DIRECTIONS: Repeat all of the material below exactly as written, images excluded.

MATERIAL:
-- -- --
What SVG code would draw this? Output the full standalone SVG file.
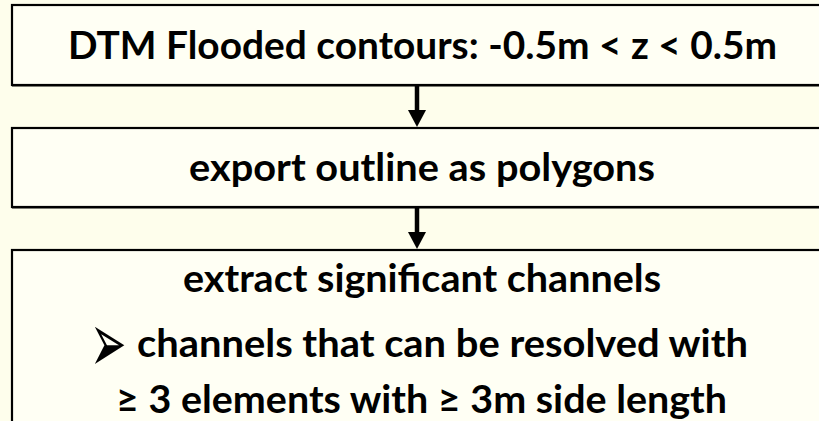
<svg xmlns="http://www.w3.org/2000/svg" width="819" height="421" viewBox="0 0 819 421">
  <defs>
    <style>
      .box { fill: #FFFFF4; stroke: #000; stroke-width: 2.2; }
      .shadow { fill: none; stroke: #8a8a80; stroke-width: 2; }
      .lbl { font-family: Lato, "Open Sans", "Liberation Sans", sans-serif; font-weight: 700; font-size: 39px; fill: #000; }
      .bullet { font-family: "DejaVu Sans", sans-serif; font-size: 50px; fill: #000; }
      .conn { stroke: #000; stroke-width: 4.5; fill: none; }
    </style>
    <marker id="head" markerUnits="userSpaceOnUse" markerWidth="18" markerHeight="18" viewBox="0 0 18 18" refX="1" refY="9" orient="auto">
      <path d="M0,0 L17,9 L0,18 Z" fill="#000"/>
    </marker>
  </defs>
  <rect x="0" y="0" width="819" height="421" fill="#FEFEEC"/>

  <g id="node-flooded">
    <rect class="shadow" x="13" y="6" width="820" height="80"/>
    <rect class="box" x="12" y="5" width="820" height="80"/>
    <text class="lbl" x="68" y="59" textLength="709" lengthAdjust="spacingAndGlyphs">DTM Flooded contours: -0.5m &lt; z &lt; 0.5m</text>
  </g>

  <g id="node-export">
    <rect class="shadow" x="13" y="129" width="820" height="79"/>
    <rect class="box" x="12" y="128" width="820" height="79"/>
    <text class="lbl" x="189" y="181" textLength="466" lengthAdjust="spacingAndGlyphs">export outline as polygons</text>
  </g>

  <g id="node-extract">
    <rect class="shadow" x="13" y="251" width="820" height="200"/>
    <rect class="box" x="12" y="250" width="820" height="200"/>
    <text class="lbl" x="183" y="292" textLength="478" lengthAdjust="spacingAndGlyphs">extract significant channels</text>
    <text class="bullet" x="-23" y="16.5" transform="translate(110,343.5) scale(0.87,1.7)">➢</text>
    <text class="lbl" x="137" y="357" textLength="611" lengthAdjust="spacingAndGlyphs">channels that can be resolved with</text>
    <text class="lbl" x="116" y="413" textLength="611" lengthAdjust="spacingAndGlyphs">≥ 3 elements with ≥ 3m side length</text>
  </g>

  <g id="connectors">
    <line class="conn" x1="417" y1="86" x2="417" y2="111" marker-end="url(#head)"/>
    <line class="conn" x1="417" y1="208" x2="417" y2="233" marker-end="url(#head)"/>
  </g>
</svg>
-- -- --
FULL RESPONSE:
What SVG code would draw this? Output the full standalone SVG file.
<svg xmlns="http://www.w3.org/2000/svg" width="819" height="421" viewBox="0 0 819 421">
  <defs>
    <style>
      .box { fill: #FFFFF4; stroke: #000; stroke-width: 2.2; }
      .shadow { fill: none; stroke: #8a8a80; stroke-width: 2; }
      .lbl { font-family: Lato, "Open Sans", "Liberation Sans", sans-serif; font-weight: 700; font-size: 39px; fill: #000; }
      .bullet { font-family: "DejaVu Sans", sans-serif; font-size: 50px; fill: #000; }
      .conn { stroke: #000; stroke-width: 4.5; fill: none; }
    </style>
    <marker id="head" markerUnits="userSpaceOnUse" markerWidth="18" markerHeight="18" viewBox="0 0 18 18" refX="1" refY="9" orient="auto">
      <path d="M0,0 L17,9 L0,18 Z" fill="#000"/>
    </marker>
  </defs>
  <rect x="0" y="0" width="819" height="421" fill="#FEFEEC"/>

  <g id="node-flooded">
    <rect class="shadow" x="13" y="6" width="820" height="80"/>
    <rect class="box" x="12" y="5" width="820" height="80"/>
    <text class="lbl" x="68" y="59" textLength="709" lengthAdjust="spacingAndGlyphs">DTM Flooded contours: -0.5m &lt; z &lt; 0.5m</text>
  </g>

  <g id="node-export">
    <rect class="shadow" x="13" y="129" width="820" height="79"/>
    <rect class="box" x="12" y="128" width="820" height="79"/>
    <text class="lbl" x="189" y="181" textLength="466" lengthAdjust="spacingAndGlyphs">export outline as polygons</text>
  </g>

  <g id="node-extract">
    <rect class="shadow" x="13" y="251" width="820" height="200"/>
    <rect class="box" x="12" y="250" width="820" height="200"/>
    <text class="lbl" x="183" y="292" textLength="478" lengthAdjust="spacingAndGlyphs">extract significant channels</text>
    <text class="bullet" x="-23" y="16.5" transform="translate(110,343.5) scale(0.87,1.7)">➢</text>
    <text class="lbl" x="137" y="357" textLength="611" lengthAdjust="spacingAndGlyphs">channels that can be resolved with</text>
    <text class="lbl" x="116" y="413" textLength="611" lengthAdjust="spacingAndGlyphs">≥ 3 elements with ≥ 3m side length</text>
  </g>

  <g id="connectors">
    <line class="conn" x1="417" y1="86" x2="417" y2="111" marker-end="url(#head)"/>
    <line class="conn" x1="417" y1="208" x2="417" y2="233" marker-end="url(#head)"/>
  </g>
</svg>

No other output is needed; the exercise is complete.